Ranking Member Frank Pallone, Jr., noted that while MACRA and MIPS have tried to “provide better pay for health care providers who provided better care,” “this system has appeared to create additional administrative burdens for providers without producing significant improvements in patient care.”

Subcommittee Chair Griffith noted that “MACRA charted a new course for Medicare and attempted to put it on a more sustainable financial course,” but that it has also led to “additional levels of administrative complexity and costs,” which has “slowed down the adoption of MACRA’s quality payment programs.”

Subcommittee Ranking Member Kathy Castor noted that “both payment models [MIPS and APMs] have failed to meet their intended goals” and that “this is an appropriate time to assess how the reforms have lived up to the original legislative goals and what we can learn from the experiences of doctors and patients in our communities.”

Witness Testimony and Discussion

Joe Albanese discussed the way that MACRA has helped to slow the clinician payment growth, sustainability is in question since Congress has already made changes and overridden payment updates in years past.
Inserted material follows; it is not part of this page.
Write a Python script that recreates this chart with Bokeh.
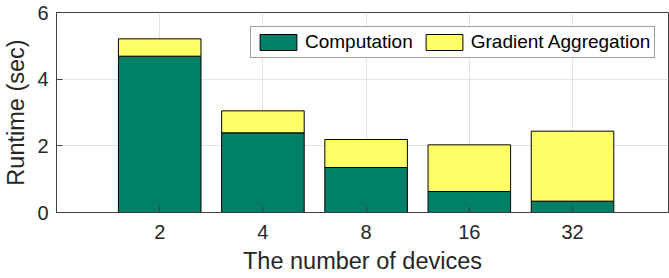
from bokeh.plotting import figure
from bokeh.models import ColumnDataSource, Range1d, FixedTicker, Legend, LegendItem
from bokeh.embed import file_html
from bokeh.resources import INLINE

devices = ["2", "4", "8", "16", "32"]
computation = [4.69, 2.39, 1.35, 0.63, 0.34]
aggregation = [0.52, 0.66, 0.84, 1.40, 2.10]
positions = [1, 2, 3, 4, 5]
y_ticks = [0, 2, 4, 6]

FONT = "Liberation Sans"
TXT = "#262626"

src = ColumnDataSource(dict(x=positions, comp=computation, agg=aggregation))

p = figure(width=669, height=278, output_backend="svg", toolbar_location=None,
           x_range=Range1d(0, 5.93), y_range=Range1d(0, 6),
           min_border_left=55, min_border_right=1, min_border_top=12, min_border_bottom=66)

p.background_fill_color = "white"
p.outline_line_color = "#404040"
p.outline_line_width = 1

rs = p.vbar_stack(["comp", "agg"], x="x", width=0.8, source=src,
                  color=["#008066", "#FFFF66"], line_color="black", line_width=1)
for r in rs:
    r.glyph.line_color = "black"

p.xaxis.ticker = FixedTicker(ticks=positions)
p.xaxis.major_label_overrides = {pos: lab for pos, lab in zip(positions, devices)}
p.yaxis.ticker = FixedTicker(ticks=y_ticks)

for ax in (p.xaxis[0], p.yaxis[0]):
    ax.axis_line_color = "#404040"
    ax.major_tick_line_color = "#404040"
    ax.major_tick_in = 6
    ax.major_tick_out = 0
    ax.minor_tick_line_color = None
    ax.major_label_text_font = FONT
    ax.major_label_text_font_size = "20px"
    ax.major_label_text_color = TXT
    ax.axis_label_text_font = FONT
    ax.axis_label_text_font_size = "23.5px"
    ax.axis_label_text_font_style = "normal"
    ax.axis_label_text_color = TXT

p.xaxis.axis_label = "The number of devices"
p.yaxis.axis_label = "Runtime (sec)"
p.xaxis.major_label_standoff = 12
p.xaxis.axis_label_standoff = 6
p.yaxis.major_label_standoff = 8
p.yaxis.axis_label_standoff = 5

p.xgrid.ticker = FixedTicker(ticks=positions)
p.grid.grid_line_color = "#e3e3e3"
p.grid.grid_line_width = 1

legend = Legend(items=[LegendItem(label="Computation", renderers=[rs[0]]),
                       LegendItem(label="Gradient Aggregation", renderers=[rs[1]])],
                orientation="horizontal", location=(194, 154))
legend.glyph_width = 46
legend.glyph_height = 20
legend.label_text_font = FONT
legend.label_text_font_size = "19px"
legend.label_text_color = "black"
legend.label_standoff = 4
legend.label_height = 20
legend.padding = 4
legend.spacing = 8
legend.margin = 0
legend.border_line_color = "#404040"
legend.border_line_width = 1
legend.background_fill_alpha = 1
p.add_layout(legend, "center")

open("out.html", "w").write(file_html(p, INLINE))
He also referenced the “significant impact” that certain MACRA provisions have had on doctors’ finances due to compliance costs and performance initiatives – particularly small providers. He recognized that “placing more requirements on doctors may be worth the additional costs if it encourages them to adopt necessary improvements that will benefit patients in the long run” but that the financial incentives in MACRA “may not have had their intended effect.”

Aisha Pittman focused on the way ACOs have successfully implemented value-based care transformation as compared to the fee-for-service system – to the tune of generating more than $17 billion in savings with $6.4 billion being returned to the Medicare Trust Fund over the last decade, all while maintaining high quality scores for their patients. Pittman discussed the way APMs have “produced a ‘spill over’ effect on care delivery across the nation, slowing the overall rate of growth of health care spending.” However, Pittman also noted that MACRA implementation has come with challenges, including incentives favoring MIPS and limited payment models for providers.

Anas Daghestani, MD, spoke to the improvements MACRA has made to Medicare since 2015, while also noting some aspects of the law that have not lived up to their potential and the “substantial opportunities” that exist to “reengineer the law to improve the care of millions of Medicare beneficiaries and obtain far better value for the dollars expended on health care for both beneficiaries and American taxpayers.” Daghestani noted that physician payment under Medicare has fallen more than 25% from 2001 to 2023, when adjusted for inflation. Daghestani suggested “ensuring that all enrollees in the traditional Medicare program – as well as most Medicaid enrollees – are in ‘longitudinal, accountable [relationships] with providers that are responsible for the quality and total cost of their care.’”

Michael McWilliams, MD, PhD, made several points during his testimony, including that APMs are promising and worth encouraging and that the APM bonus should be extended and restructured for greater effectiveness. McWilliams also noted that “other strategies to support high-quality care should be prioritized,” including “building better data systems to support providers and promoting competition.” McWilliams also stated that any discussions surrounding Medicare reform would need to consider the implications of the rapid growth of the Medicare Advantage program, as if “MA grows, and if APMs resume their growth, the MIPS will soon become obsolete and unworkable as the residual population becomes too small to support it,” and therefore, “any discussion of the value and future of APMs begs for a discussion of the value and future of the Traditional Medicare program, particularly its role as a public option in facilitating regulation of MA and strengthening the Medicare program as a whole.”